Dataset entries =>

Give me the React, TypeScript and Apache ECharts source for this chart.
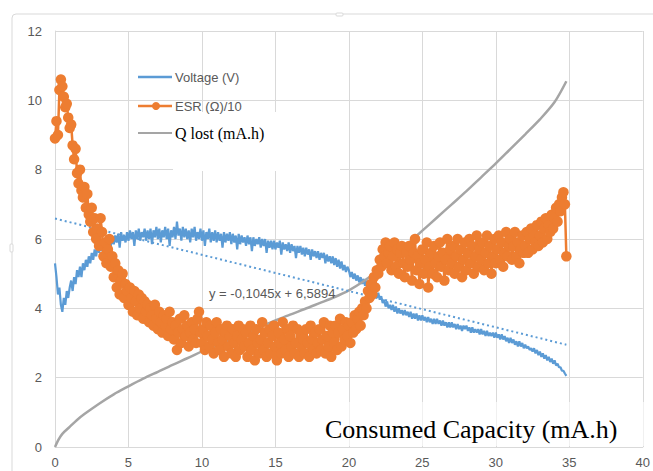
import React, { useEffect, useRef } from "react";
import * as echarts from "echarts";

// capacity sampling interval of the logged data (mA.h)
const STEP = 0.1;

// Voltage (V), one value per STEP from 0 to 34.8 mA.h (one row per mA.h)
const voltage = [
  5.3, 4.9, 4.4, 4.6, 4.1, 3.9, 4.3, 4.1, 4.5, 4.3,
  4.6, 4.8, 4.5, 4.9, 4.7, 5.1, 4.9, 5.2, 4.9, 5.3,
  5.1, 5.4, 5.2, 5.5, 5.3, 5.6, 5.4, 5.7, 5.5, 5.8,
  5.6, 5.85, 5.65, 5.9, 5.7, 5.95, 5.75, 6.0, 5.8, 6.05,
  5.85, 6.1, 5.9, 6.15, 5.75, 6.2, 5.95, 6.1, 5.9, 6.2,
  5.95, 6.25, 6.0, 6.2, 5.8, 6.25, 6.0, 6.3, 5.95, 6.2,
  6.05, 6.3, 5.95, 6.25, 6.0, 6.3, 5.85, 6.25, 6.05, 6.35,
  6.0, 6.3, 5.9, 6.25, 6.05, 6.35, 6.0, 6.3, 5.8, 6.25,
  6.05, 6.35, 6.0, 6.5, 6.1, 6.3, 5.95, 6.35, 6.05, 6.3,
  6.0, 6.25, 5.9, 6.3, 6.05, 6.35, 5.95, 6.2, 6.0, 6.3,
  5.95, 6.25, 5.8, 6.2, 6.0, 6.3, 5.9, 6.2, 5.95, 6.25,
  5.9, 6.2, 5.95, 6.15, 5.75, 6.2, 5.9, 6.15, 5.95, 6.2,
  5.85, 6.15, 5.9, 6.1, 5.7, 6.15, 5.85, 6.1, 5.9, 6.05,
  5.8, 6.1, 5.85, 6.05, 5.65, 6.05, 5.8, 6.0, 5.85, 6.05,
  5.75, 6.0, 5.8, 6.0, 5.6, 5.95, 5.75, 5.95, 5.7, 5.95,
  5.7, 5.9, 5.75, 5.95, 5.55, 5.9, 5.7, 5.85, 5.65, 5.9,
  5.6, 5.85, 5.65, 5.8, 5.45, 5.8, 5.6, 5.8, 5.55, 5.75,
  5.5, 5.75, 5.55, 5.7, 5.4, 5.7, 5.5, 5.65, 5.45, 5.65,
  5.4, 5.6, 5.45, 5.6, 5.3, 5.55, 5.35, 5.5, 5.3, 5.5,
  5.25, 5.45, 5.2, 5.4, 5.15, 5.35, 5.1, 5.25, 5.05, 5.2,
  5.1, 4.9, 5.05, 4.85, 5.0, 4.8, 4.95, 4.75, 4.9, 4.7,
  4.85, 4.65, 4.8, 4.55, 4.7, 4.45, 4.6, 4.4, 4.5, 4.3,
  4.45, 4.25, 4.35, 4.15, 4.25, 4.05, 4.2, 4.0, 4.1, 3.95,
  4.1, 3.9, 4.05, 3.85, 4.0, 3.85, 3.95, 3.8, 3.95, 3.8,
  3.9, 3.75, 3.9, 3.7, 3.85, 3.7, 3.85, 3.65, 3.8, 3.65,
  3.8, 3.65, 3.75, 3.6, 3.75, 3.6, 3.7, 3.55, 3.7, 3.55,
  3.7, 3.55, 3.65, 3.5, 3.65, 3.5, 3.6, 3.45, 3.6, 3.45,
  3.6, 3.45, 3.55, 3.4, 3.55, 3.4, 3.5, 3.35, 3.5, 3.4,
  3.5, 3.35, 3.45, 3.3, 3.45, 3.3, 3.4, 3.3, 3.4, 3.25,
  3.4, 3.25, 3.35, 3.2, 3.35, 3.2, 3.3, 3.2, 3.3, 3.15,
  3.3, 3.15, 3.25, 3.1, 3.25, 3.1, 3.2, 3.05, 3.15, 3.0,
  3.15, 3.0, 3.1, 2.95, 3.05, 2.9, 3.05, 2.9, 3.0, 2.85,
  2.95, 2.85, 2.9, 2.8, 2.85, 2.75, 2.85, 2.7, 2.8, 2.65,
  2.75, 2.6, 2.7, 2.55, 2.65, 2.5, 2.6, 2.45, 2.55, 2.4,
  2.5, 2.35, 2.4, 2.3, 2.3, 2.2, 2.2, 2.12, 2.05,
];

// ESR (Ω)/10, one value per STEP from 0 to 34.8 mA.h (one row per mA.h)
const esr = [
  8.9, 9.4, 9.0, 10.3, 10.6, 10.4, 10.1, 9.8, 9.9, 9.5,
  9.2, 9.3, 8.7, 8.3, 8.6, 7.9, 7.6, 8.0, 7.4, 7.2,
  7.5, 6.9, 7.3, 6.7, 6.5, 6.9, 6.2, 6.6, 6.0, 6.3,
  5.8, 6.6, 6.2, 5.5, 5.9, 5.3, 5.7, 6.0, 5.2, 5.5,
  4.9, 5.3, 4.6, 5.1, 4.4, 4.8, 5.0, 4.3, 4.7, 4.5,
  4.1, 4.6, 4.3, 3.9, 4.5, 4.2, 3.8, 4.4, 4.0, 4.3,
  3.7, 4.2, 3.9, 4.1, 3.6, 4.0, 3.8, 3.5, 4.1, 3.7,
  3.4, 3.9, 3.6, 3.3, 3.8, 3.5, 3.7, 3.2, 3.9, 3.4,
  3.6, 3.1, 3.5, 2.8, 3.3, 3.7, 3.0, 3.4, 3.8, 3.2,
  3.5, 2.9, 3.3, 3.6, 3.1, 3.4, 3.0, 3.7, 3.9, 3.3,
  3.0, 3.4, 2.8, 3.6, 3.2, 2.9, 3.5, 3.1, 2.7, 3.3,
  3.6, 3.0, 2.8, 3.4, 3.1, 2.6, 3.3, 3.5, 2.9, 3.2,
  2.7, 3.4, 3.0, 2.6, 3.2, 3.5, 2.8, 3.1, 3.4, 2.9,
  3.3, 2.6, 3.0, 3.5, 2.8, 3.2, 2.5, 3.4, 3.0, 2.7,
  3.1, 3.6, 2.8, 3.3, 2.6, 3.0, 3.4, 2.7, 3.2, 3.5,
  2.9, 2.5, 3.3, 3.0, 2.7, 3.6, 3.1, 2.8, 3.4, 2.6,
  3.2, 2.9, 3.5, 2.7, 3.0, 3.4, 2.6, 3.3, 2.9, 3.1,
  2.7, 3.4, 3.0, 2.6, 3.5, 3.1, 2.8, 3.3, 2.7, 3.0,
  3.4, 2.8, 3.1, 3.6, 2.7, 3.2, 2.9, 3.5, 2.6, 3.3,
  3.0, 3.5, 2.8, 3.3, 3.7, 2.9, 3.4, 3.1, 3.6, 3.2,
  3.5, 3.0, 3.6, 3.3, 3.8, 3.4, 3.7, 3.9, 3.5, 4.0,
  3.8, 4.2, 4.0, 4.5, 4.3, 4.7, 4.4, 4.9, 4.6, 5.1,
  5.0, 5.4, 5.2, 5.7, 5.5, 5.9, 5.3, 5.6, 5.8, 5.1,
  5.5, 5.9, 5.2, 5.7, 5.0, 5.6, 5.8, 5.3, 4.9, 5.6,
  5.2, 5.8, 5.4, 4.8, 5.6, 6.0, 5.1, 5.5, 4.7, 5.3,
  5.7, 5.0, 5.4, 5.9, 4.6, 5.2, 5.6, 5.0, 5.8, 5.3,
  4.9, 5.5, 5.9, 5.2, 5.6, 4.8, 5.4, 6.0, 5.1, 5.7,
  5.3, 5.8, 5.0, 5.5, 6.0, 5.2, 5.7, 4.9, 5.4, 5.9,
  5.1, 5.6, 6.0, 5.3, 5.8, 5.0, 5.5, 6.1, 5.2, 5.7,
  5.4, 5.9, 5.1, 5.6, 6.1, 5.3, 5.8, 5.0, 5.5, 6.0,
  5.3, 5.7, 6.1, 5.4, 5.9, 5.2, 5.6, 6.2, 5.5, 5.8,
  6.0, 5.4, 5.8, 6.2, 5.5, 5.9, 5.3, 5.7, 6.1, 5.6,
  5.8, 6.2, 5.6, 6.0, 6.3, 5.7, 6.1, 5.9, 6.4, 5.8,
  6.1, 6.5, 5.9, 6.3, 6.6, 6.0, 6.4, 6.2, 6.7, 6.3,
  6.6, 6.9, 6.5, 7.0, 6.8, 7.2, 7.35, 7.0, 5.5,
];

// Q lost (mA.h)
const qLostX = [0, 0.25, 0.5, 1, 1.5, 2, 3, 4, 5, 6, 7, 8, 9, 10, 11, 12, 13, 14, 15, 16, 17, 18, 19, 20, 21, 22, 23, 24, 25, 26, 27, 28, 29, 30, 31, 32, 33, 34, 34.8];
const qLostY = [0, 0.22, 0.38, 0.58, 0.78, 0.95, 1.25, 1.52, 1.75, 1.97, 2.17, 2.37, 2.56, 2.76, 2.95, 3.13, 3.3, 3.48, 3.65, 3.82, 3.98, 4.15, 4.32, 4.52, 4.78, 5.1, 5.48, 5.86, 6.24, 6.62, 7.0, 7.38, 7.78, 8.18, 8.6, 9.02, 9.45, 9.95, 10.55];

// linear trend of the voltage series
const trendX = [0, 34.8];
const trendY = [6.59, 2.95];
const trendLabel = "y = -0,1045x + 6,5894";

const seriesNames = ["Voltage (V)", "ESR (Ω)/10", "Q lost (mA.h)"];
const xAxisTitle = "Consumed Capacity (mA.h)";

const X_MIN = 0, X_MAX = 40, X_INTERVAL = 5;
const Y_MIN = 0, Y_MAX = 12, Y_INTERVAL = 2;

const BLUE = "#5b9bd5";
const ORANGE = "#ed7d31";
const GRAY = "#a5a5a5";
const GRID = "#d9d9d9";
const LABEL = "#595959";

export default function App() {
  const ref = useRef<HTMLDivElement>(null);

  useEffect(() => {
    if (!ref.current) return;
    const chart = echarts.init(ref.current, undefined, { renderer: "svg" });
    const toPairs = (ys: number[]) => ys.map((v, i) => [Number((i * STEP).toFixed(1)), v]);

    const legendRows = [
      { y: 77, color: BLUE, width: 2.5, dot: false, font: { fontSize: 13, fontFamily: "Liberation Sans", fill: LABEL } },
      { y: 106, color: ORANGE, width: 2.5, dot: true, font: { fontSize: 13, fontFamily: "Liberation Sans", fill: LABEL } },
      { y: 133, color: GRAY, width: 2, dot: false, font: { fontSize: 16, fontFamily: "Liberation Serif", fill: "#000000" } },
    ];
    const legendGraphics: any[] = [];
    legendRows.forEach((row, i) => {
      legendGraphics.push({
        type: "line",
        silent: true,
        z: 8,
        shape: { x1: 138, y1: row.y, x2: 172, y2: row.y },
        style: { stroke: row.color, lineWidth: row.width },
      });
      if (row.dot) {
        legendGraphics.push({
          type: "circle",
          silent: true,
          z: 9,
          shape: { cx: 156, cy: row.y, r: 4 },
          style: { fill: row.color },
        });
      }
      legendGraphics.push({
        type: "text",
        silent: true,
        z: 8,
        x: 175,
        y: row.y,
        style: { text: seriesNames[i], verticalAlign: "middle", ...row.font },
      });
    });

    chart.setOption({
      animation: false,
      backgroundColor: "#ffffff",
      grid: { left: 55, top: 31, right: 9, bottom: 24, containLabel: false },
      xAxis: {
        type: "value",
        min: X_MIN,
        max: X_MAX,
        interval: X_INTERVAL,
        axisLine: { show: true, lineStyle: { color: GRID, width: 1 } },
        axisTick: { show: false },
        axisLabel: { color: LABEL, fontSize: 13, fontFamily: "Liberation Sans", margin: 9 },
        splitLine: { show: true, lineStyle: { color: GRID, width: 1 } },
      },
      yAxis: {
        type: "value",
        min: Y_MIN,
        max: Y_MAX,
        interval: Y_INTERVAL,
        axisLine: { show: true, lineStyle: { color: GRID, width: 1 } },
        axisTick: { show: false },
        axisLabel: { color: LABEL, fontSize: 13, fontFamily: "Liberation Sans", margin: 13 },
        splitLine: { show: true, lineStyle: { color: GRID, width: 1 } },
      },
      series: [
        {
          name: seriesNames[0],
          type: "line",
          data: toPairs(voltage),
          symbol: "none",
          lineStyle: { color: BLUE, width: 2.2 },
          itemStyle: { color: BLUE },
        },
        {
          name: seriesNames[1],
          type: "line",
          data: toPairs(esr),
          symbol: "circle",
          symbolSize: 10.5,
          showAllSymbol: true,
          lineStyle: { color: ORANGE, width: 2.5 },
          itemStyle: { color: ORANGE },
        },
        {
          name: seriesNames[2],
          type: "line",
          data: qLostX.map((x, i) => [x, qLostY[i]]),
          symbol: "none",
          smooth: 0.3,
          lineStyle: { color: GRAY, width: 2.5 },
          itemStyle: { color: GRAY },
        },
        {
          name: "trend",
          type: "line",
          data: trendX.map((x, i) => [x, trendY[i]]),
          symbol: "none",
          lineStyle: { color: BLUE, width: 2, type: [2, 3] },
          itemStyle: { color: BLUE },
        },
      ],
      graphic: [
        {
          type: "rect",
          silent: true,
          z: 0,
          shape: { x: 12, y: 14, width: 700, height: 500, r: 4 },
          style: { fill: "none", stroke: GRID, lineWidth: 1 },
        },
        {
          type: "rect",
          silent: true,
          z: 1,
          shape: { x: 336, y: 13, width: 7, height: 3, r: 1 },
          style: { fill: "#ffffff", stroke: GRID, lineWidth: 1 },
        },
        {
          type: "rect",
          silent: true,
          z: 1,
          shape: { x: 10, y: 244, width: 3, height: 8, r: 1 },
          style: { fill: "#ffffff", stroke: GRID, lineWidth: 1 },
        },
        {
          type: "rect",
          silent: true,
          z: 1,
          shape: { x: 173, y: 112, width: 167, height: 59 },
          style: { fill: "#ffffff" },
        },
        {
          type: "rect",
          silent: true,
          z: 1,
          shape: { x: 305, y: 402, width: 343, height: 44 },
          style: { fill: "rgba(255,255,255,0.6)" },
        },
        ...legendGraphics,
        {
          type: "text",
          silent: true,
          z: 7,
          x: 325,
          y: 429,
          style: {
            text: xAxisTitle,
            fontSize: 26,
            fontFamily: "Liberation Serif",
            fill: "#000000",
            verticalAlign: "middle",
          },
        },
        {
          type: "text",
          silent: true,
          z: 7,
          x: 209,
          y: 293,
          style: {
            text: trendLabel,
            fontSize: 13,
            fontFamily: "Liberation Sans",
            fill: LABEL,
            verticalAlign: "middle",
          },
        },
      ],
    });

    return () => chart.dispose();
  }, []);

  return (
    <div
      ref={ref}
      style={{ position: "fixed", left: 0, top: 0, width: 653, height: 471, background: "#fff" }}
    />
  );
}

==

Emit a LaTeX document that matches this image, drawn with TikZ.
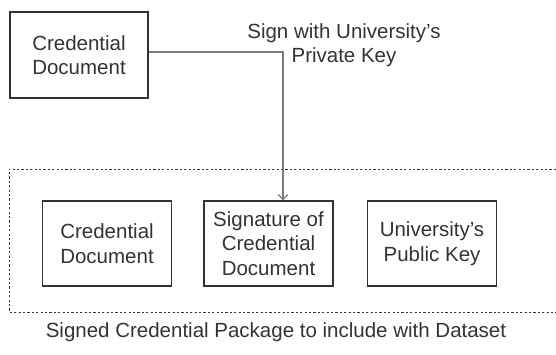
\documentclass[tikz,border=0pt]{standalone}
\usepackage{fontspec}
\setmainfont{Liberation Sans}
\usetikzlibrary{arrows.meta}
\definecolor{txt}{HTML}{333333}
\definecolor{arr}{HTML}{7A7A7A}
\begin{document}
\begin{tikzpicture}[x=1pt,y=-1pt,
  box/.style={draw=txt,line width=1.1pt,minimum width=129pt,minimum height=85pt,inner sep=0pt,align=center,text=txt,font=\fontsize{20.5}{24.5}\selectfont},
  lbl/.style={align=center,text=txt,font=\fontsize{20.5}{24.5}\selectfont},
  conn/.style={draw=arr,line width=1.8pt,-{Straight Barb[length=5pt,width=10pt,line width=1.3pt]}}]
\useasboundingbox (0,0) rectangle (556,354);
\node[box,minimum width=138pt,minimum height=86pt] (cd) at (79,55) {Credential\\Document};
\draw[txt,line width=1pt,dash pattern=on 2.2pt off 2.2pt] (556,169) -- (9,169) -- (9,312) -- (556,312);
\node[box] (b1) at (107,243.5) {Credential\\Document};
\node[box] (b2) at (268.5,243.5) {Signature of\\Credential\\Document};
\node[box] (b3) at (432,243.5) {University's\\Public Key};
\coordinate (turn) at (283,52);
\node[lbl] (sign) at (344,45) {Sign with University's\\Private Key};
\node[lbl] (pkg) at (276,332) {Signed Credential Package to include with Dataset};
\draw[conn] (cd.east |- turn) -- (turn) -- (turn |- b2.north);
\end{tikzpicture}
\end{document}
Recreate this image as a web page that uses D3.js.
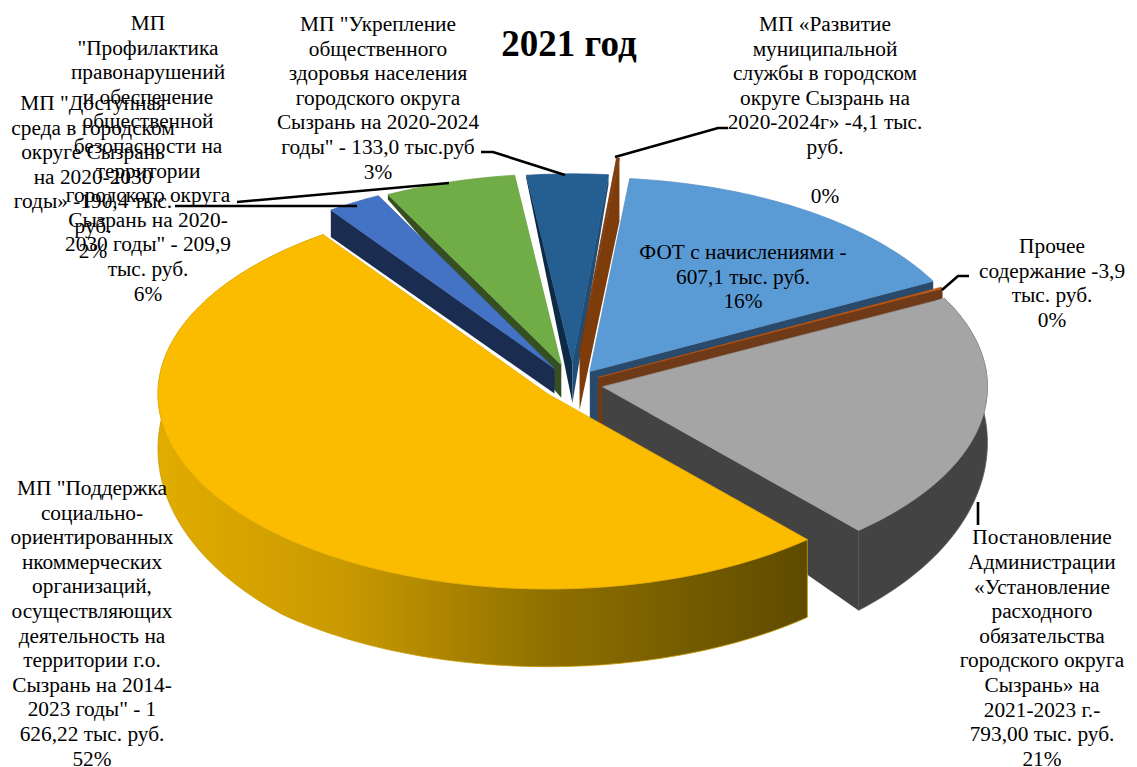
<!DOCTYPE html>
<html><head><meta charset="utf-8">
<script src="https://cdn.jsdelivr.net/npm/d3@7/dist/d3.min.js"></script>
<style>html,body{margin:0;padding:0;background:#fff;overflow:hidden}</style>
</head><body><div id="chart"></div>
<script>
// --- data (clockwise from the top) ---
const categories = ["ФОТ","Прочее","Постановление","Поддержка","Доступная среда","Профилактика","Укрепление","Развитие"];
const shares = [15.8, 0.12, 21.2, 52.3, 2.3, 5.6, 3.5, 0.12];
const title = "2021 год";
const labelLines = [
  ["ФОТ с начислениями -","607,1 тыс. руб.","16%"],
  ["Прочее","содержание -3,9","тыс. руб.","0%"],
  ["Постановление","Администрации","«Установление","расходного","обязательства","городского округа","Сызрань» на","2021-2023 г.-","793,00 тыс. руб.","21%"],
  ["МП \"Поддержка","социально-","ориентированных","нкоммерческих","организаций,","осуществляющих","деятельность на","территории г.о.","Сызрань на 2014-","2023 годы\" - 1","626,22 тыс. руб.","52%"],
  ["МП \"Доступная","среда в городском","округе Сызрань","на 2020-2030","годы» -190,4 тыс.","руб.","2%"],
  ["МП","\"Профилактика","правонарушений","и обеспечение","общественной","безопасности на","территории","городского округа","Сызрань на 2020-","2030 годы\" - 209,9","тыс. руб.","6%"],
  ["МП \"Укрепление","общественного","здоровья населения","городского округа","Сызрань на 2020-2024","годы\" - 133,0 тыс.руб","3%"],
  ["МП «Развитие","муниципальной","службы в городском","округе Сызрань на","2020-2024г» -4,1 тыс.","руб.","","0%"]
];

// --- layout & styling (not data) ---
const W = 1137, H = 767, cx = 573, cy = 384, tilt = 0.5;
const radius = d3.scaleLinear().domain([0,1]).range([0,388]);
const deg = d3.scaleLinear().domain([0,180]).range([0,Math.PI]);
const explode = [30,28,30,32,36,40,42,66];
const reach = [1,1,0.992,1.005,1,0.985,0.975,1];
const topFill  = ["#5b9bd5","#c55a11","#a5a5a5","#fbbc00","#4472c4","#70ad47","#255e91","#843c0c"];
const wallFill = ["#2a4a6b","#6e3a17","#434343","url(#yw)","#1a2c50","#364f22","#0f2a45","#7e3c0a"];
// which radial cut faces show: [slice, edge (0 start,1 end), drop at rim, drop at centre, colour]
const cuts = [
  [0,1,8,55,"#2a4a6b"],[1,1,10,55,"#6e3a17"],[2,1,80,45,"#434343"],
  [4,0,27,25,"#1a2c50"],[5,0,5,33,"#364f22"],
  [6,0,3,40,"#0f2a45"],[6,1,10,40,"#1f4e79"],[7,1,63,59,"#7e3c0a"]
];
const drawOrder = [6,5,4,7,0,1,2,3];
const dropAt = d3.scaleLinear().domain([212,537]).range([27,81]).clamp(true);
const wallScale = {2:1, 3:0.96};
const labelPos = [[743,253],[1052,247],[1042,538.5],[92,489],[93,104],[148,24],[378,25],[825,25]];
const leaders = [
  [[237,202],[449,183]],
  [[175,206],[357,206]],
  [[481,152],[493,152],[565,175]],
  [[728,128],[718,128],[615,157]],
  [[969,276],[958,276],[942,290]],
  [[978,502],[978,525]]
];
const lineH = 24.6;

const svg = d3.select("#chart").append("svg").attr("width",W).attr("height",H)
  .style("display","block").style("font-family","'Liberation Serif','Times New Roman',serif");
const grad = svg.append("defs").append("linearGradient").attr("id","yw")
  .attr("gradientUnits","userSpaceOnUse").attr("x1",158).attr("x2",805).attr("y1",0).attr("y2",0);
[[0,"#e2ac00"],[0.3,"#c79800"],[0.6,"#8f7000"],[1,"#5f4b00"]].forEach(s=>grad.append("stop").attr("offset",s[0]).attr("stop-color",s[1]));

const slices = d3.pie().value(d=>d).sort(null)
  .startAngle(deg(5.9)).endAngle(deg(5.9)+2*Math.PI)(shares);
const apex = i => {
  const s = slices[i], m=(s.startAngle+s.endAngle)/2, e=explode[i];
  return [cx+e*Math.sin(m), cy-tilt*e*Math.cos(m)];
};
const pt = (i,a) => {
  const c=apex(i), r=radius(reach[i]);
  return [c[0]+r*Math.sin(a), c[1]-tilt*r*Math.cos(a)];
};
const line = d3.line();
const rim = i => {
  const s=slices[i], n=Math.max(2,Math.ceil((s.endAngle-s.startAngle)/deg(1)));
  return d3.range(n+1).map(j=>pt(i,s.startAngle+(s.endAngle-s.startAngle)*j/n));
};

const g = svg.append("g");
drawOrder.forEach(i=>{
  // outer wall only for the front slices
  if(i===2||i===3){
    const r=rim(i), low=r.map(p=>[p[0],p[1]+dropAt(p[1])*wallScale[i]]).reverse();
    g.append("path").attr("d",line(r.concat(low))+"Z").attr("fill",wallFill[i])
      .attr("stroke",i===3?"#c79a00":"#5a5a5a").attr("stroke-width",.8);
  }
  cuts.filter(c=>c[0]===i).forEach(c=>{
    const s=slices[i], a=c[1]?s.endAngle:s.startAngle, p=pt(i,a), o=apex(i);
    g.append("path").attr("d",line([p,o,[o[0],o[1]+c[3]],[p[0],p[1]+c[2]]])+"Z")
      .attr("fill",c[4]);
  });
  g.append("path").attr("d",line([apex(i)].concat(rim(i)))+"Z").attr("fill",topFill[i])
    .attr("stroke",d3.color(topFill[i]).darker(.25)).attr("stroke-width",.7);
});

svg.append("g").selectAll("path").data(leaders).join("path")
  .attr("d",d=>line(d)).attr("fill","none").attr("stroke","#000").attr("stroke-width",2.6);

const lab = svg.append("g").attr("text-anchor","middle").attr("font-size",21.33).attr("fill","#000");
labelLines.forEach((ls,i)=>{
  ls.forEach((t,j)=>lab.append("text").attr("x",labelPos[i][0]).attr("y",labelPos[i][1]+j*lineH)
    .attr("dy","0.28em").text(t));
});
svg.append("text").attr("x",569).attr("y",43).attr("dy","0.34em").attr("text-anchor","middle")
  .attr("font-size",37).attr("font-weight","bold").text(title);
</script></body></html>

Short task =>
Only the lines from the one with "Give me the" down to the one with "const STEP = 0.1;" belong in your copy, both ends included; write them out exactly and skip any pictures.

Problem solution =>
Give me the React, TypeScript and Apache ECharts source for this chart.
import React, { useEffect, useRef } from "react";
import * as echarts from "echarts";

// capacity sampling interval of the logged data (mA.h)
const STEP = 0.1;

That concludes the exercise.